Lines containing the string "that" are to be counted. Write only how many there are.
---------------
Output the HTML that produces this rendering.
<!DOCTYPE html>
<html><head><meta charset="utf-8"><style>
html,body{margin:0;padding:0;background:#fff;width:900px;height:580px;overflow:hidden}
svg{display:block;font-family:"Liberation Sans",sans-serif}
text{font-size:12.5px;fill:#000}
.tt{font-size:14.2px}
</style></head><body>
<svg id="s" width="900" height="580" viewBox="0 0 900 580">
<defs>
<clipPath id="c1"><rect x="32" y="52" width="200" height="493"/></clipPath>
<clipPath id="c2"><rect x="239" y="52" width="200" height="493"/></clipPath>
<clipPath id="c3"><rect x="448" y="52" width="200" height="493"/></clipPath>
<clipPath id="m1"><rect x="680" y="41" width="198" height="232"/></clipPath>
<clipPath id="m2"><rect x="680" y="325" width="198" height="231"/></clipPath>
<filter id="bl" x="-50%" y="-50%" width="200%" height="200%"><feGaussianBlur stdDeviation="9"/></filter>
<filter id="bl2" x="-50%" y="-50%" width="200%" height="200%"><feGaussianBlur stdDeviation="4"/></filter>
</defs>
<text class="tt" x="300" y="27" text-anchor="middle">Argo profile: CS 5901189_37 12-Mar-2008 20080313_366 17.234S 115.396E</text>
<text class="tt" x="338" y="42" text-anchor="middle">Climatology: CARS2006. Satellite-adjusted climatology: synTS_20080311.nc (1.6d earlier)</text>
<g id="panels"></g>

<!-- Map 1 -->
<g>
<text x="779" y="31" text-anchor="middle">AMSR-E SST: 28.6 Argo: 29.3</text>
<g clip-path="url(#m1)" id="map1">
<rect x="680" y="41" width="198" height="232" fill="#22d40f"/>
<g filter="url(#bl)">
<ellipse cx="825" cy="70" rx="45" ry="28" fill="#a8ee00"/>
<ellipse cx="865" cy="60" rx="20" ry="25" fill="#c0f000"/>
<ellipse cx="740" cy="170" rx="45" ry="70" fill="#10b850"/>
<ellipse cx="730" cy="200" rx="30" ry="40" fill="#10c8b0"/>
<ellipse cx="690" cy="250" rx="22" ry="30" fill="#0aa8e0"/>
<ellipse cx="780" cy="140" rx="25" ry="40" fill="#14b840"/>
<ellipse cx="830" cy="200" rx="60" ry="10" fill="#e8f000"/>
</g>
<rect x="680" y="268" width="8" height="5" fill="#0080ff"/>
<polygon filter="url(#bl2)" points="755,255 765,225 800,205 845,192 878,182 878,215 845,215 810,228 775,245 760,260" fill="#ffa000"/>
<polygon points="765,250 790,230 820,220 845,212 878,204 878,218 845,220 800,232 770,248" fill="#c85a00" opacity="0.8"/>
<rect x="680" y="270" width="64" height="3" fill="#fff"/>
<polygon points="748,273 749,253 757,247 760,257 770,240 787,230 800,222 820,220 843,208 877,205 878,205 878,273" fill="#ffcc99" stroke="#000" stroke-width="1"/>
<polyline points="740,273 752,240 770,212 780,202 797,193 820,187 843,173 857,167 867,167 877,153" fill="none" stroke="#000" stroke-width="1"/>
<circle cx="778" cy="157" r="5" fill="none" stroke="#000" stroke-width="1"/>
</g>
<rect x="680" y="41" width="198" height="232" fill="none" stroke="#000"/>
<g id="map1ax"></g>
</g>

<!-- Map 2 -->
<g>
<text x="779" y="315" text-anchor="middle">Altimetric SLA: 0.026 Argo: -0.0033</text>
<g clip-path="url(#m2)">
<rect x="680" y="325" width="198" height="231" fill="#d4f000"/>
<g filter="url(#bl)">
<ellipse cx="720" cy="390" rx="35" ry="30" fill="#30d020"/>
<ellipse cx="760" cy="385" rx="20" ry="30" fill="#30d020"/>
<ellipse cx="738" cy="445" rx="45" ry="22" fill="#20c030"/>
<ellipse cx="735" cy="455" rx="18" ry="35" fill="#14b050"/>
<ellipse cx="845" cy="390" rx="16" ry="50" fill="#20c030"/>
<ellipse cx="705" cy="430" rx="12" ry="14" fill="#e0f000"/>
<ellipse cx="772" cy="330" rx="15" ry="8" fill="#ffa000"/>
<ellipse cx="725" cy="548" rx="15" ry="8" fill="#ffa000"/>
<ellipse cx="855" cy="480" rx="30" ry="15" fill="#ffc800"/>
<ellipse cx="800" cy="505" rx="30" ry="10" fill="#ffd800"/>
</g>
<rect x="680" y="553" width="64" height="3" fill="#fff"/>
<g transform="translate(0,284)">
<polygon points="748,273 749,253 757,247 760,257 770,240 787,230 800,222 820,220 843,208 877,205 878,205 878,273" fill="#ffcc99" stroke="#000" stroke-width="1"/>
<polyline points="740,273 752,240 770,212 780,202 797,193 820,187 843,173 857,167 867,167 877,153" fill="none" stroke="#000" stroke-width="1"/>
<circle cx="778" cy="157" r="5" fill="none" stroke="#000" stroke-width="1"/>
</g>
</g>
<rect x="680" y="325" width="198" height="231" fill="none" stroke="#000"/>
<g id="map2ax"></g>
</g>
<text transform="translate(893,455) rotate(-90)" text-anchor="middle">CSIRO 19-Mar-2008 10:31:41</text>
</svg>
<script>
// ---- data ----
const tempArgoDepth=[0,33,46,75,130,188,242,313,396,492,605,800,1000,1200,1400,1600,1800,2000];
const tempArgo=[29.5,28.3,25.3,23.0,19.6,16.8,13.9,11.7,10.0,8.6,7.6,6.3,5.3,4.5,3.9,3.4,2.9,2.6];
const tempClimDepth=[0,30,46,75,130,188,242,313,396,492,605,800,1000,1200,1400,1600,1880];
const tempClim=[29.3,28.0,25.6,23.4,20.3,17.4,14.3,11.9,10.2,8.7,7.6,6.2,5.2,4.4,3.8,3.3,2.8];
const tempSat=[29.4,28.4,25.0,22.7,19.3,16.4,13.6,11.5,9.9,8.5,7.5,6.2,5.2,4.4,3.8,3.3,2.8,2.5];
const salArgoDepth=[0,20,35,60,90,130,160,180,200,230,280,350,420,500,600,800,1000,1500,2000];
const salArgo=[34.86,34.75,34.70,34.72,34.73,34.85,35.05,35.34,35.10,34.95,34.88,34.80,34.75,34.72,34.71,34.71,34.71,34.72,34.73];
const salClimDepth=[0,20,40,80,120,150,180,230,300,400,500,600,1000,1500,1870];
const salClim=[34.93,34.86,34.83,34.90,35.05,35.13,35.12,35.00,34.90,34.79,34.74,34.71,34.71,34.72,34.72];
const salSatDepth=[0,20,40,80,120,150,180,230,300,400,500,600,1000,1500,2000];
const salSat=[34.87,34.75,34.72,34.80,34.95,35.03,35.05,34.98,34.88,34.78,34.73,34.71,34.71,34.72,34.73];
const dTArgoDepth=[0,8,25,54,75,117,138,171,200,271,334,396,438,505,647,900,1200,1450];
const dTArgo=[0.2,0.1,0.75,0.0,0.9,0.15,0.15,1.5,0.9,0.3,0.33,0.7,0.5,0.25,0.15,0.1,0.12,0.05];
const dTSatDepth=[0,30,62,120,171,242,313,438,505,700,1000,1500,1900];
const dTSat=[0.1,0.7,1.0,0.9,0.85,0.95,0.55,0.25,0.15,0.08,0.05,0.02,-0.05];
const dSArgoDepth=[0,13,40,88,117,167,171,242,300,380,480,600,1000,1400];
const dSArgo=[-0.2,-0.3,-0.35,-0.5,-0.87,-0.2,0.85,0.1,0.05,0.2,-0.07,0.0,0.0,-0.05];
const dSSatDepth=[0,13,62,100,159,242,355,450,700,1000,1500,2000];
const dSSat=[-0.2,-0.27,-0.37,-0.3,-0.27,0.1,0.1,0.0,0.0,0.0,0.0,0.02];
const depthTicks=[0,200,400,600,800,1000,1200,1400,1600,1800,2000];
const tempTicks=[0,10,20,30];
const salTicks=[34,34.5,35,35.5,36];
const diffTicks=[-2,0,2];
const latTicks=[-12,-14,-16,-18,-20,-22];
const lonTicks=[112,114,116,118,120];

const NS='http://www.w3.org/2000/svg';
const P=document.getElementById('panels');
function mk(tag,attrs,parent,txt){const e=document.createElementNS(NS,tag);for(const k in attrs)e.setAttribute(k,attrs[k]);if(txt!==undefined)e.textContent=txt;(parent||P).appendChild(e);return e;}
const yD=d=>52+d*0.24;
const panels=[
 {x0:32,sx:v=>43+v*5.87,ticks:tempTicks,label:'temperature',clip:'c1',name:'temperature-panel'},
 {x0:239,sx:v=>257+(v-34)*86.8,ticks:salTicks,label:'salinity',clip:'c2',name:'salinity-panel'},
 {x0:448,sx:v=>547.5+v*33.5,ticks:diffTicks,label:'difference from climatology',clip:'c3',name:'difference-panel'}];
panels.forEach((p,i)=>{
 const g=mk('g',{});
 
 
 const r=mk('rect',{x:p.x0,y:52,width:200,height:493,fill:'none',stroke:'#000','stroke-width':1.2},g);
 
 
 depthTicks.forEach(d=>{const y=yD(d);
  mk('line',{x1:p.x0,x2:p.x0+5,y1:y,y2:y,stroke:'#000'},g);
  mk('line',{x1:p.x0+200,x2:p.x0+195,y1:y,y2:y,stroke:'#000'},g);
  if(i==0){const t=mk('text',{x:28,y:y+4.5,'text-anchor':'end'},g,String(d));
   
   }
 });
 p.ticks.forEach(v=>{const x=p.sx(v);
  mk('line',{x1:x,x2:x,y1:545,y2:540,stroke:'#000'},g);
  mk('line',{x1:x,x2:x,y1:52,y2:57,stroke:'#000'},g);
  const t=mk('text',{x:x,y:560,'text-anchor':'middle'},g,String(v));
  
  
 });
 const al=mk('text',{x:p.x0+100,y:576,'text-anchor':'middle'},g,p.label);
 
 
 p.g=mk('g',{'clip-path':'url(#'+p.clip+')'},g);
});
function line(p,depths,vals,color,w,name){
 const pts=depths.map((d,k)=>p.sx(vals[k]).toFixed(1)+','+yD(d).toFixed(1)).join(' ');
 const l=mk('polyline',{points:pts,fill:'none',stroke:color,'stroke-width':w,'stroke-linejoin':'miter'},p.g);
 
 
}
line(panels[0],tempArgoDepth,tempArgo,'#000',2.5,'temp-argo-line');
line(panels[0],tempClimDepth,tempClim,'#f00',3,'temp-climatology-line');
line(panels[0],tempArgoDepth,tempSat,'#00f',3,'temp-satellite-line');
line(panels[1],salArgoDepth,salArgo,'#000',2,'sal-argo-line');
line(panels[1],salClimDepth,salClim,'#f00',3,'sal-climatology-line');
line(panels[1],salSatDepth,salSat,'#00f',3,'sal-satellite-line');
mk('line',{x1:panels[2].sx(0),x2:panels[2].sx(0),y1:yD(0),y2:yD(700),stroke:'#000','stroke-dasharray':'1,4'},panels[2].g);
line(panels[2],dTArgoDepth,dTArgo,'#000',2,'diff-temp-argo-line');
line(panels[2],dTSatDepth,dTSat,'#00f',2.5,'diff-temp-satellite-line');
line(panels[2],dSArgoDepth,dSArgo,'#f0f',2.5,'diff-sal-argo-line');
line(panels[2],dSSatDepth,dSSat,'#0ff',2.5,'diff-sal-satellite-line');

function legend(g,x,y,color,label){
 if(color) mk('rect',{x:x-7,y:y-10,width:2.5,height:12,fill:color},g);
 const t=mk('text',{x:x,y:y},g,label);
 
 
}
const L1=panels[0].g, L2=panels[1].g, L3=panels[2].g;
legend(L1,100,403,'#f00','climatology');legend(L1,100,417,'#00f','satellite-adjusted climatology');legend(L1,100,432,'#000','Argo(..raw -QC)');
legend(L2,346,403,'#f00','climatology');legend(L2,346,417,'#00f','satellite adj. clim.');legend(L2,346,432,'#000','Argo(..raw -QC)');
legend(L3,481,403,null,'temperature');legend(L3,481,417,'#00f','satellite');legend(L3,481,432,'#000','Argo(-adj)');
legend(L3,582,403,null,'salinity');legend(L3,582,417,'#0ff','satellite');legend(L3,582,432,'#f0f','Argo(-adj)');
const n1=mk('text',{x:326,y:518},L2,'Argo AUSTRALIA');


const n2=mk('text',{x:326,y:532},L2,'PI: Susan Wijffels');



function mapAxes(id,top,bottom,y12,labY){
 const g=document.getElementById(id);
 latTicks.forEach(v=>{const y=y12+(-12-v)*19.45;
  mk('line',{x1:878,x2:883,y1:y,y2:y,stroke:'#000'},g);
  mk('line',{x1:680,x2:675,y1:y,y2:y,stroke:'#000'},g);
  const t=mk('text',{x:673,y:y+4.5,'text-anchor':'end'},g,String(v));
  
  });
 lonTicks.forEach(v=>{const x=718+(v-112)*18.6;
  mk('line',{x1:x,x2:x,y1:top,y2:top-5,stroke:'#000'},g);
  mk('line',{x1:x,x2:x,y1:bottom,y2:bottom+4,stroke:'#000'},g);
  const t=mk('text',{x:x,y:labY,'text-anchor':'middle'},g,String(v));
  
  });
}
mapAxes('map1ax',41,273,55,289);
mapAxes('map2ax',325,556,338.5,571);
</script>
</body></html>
---------------
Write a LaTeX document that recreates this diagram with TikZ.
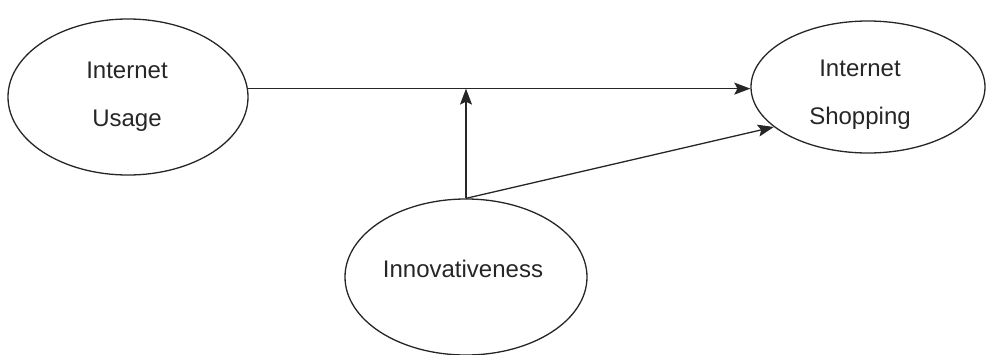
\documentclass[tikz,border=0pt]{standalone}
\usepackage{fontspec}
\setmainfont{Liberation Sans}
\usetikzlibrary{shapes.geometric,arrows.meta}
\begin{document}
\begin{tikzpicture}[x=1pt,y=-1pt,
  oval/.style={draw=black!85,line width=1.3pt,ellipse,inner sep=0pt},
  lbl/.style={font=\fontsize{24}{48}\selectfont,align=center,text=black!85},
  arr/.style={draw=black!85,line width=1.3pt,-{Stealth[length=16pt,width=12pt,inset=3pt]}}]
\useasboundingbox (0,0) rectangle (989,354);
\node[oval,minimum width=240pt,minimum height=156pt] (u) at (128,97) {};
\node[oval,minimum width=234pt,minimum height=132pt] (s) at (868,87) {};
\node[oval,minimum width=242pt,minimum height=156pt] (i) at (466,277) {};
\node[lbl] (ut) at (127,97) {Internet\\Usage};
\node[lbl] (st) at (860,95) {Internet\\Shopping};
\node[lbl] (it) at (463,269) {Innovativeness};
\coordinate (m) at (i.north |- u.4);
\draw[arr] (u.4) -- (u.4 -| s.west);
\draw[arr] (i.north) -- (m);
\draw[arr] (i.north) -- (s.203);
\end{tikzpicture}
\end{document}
---------------
**WRITTEN SOLUTION**
2